Below are some records. Say in a single number how many of their lines include the word "diagram".

> [Given records]:
+--
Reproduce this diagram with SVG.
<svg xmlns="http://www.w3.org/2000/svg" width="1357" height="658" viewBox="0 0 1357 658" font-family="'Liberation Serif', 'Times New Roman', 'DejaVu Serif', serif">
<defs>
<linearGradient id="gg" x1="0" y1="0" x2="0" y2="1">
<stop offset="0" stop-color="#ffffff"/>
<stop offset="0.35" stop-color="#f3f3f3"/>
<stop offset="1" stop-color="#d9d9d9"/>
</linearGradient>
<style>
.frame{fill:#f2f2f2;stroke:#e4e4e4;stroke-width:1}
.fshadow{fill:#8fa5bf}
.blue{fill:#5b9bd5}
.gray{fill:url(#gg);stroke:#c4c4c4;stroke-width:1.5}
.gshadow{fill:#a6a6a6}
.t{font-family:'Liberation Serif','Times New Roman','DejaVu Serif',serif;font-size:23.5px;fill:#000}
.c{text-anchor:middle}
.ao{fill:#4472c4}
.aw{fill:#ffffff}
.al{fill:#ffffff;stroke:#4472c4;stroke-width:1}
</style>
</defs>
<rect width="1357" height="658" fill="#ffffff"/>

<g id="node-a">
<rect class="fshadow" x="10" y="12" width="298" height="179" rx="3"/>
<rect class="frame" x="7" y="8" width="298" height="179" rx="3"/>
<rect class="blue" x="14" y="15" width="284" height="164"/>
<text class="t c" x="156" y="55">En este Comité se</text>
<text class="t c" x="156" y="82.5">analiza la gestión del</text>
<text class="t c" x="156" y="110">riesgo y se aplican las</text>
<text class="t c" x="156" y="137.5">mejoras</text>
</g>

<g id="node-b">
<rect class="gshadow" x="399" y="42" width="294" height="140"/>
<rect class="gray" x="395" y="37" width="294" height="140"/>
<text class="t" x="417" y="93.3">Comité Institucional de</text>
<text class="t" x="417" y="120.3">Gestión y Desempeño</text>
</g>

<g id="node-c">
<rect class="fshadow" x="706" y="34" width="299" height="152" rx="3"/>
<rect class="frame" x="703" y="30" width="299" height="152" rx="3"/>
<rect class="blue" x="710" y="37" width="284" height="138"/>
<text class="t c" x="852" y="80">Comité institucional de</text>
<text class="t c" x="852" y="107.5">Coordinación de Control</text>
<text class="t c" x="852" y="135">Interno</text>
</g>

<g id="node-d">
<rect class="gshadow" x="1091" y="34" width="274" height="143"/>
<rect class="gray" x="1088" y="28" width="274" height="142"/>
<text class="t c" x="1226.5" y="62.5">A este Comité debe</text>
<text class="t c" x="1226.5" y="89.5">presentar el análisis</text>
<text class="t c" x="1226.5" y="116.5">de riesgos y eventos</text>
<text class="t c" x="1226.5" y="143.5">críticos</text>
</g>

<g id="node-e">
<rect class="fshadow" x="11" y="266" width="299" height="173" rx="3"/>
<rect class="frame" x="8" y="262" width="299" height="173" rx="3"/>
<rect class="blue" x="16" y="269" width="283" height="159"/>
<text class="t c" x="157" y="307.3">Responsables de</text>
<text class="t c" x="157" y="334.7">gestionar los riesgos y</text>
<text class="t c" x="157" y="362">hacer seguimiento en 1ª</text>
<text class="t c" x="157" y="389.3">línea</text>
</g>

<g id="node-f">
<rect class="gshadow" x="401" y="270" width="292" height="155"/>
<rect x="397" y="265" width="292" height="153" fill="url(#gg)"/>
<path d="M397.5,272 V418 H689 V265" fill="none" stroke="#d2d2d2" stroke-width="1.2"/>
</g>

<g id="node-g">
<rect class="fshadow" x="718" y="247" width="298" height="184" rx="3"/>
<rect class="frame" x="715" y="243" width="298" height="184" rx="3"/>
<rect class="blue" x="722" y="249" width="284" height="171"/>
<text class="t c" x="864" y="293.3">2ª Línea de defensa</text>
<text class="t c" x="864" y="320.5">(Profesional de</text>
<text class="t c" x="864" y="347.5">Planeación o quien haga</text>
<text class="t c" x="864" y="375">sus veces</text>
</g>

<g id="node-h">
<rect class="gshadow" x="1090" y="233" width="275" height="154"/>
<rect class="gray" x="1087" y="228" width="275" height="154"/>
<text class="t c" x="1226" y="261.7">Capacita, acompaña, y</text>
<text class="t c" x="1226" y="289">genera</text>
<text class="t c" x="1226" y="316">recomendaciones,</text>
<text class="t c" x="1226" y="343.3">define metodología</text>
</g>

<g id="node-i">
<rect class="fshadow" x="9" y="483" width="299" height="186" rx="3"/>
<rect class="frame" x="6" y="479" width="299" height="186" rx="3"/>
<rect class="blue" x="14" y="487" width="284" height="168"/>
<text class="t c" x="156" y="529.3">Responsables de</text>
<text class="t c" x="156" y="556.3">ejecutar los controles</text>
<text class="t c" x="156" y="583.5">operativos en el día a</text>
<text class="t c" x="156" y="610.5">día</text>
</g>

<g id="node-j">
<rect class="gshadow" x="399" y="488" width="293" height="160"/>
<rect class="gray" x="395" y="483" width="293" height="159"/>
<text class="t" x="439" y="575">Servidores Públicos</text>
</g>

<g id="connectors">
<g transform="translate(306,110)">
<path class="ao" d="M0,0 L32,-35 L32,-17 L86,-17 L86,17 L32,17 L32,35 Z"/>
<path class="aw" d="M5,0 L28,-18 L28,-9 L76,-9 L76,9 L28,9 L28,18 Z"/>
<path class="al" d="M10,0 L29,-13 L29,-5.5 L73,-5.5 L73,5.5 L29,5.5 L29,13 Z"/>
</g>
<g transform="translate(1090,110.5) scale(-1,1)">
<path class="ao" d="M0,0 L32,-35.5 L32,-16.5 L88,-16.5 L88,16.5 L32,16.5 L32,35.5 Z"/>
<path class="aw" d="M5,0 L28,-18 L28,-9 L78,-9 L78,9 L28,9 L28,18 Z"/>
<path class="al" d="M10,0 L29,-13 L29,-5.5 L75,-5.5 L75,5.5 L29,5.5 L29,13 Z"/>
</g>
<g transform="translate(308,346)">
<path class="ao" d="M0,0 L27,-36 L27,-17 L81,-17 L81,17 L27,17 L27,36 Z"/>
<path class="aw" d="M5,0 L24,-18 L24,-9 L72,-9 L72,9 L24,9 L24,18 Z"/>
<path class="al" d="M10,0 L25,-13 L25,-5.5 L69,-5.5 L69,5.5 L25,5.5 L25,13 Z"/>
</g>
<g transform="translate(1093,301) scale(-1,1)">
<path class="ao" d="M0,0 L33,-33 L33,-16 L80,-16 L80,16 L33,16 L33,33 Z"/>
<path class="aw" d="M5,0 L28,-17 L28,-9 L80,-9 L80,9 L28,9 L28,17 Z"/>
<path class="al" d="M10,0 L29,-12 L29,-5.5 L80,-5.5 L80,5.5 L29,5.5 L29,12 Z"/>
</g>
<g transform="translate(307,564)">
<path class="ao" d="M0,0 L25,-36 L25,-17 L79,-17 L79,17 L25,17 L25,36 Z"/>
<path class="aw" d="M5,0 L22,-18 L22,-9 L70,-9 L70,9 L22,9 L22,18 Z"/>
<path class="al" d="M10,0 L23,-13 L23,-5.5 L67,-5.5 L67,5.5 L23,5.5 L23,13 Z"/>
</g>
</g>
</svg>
+--
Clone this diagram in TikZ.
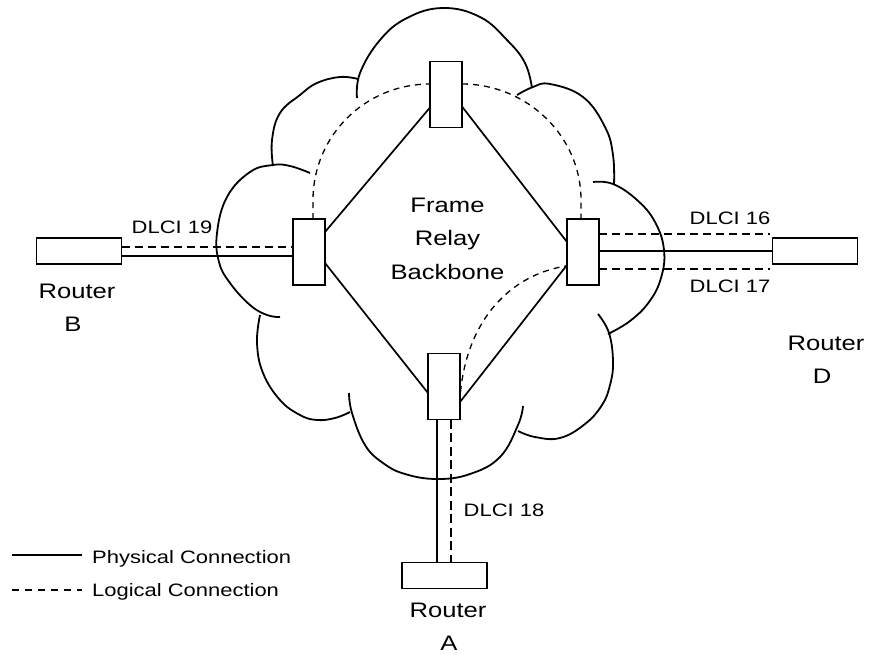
+--
> [Written solution]: 2